Write each line of the material exactly as given, from the top through the line that contains "import * as", and omit all pictures.

━━━━━━

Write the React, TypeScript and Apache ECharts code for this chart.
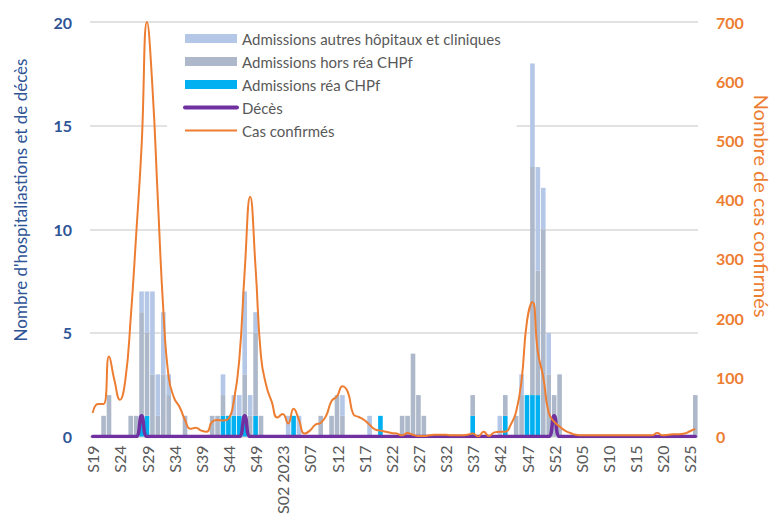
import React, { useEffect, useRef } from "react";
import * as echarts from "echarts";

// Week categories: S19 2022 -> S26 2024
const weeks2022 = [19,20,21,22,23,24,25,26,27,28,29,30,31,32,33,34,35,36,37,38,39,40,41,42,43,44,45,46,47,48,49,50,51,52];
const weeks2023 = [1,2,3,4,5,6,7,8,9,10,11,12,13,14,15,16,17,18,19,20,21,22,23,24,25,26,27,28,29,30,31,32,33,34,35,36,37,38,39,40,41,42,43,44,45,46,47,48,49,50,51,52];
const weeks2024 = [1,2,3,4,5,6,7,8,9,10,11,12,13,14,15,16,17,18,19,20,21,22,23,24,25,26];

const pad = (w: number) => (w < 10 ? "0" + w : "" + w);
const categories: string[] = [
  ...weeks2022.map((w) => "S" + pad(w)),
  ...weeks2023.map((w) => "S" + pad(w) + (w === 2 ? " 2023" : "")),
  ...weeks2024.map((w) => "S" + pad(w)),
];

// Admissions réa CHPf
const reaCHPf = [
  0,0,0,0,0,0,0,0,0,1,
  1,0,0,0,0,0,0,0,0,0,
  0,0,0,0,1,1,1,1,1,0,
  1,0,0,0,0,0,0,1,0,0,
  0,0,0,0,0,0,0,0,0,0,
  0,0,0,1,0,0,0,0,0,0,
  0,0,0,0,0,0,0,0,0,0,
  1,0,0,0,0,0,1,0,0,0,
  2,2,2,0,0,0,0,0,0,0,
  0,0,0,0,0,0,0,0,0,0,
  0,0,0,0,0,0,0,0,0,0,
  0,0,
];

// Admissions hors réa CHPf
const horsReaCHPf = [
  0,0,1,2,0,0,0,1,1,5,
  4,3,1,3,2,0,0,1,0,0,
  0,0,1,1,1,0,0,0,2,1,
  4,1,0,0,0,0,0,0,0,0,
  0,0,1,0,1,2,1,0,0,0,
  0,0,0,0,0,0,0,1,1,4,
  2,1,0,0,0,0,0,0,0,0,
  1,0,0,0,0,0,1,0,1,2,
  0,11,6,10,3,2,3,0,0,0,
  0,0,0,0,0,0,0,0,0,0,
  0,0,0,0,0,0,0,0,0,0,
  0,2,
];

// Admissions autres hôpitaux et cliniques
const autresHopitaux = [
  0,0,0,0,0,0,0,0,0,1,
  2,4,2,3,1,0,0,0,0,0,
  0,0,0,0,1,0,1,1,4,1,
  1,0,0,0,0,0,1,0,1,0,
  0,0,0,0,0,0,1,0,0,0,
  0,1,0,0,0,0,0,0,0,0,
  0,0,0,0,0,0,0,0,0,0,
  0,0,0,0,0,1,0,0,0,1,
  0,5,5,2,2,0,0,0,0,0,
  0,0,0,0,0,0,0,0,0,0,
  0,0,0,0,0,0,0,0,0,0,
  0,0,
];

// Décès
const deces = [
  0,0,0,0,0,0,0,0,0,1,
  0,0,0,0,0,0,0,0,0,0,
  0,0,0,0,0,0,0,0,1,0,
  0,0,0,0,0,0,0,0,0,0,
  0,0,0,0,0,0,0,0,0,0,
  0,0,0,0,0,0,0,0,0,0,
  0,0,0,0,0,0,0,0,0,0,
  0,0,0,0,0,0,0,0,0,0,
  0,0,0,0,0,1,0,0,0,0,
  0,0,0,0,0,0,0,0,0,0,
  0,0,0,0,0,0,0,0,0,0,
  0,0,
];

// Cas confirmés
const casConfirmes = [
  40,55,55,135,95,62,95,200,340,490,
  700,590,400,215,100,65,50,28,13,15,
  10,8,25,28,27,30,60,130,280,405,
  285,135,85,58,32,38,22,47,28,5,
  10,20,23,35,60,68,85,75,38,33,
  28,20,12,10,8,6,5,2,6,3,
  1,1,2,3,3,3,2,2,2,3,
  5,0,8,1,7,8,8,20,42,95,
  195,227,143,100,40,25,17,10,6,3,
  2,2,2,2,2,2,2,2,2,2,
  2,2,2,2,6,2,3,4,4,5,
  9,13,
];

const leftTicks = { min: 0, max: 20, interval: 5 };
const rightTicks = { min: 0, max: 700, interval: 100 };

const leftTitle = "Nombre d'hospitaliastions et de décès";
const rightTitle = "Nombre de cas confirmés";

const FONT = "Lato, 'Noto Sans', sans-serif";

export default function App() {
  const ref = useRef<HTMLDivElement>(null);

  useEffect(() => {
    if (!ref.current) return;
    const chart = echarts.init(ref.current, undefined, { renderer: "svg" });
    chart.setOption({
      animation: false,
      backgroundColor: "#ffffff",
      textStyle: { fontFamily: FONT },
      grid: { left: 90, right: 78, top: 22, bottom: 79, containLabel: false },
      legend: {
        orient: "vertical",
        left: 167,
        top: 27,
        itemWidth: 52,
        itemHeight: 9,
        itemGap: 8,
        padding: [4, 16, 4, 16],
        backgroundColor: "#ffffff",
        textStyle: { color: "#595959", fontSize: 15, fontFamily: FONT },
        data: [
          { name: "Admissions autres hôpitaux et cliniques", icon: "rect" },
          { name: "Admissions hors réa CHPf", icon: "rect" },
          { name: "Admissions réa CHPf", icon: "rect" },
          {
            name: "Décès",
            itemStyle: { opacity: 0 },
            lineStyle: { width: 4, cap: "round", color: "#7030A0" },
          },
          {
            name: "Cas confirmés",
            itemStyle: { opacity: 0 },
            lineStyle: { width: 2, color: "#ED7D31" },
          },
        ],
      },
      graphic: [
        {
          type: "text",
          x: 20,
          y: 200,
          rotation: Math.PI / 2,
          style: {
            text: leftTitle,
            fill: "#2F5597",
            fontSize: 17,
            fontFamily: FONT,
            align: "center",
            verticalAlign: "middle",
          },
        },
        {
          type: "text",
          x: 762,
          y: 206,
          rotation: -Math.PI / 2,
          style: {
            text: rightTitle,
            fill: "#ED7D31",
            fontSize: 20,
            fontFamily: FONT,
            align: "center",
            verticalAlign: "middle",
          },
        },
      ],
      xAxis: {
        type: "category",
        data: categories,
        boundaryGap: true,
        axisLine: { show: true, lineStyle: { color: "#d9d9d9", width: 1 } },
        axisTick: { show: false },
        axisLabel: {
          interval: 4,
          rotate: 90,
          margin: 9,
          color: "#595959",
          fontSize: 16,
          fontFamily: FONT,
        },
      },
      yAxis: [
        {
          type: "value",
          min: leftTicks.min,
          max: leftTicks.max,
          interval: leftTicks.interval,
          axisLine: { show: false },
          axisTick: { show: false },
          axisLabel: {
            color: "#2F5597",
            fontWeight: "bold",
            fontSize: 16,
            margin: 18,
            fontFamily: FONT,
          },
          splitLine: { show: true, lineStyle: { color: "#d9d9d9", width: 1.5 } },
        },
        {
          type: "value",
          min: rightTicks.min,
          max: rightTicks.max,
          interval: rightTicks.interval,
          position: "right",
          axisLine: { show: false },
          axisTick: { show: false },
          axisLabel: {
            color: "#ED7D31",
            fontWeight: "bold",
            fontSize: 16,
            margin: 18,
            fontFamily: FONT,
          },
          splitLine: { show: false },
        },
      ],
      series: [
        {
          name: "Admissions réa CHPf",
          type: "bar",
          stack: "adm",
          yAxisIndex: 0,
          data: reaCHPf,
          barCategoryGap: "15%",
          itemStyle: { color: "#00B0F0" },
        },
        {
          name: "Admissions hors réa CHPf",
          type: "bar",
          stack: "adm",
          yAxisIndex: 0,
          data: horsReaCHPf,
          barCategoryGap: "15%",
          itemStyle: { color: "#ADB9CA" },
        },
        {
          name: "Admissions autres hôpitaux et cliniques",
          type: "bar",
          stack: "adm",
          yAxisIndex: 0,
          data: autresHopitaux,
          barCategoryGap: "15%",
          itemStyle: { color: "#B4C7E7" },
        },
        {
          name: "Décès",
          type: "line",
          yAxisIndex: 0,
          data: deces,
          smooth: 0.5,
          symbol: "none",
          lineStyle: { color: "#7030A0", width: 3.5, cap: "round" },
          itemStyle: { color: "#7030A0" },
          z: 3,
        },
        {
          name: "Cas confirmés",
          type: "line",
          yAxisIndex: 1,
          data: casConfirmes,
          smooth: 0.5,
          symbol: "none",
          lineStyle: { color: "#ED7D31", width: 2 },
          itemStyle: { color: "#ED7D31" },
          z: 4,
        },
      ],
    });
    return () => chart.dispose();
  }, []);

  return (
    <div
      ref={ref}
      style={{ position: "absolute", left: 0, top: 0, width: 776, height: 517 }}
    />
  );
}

━━━━━━

Output below:
Write the React, TypeScript and Apache ECharts code for this chart.
import React, { useEffect, useRef } from "react";
import * as echarts from "echarts";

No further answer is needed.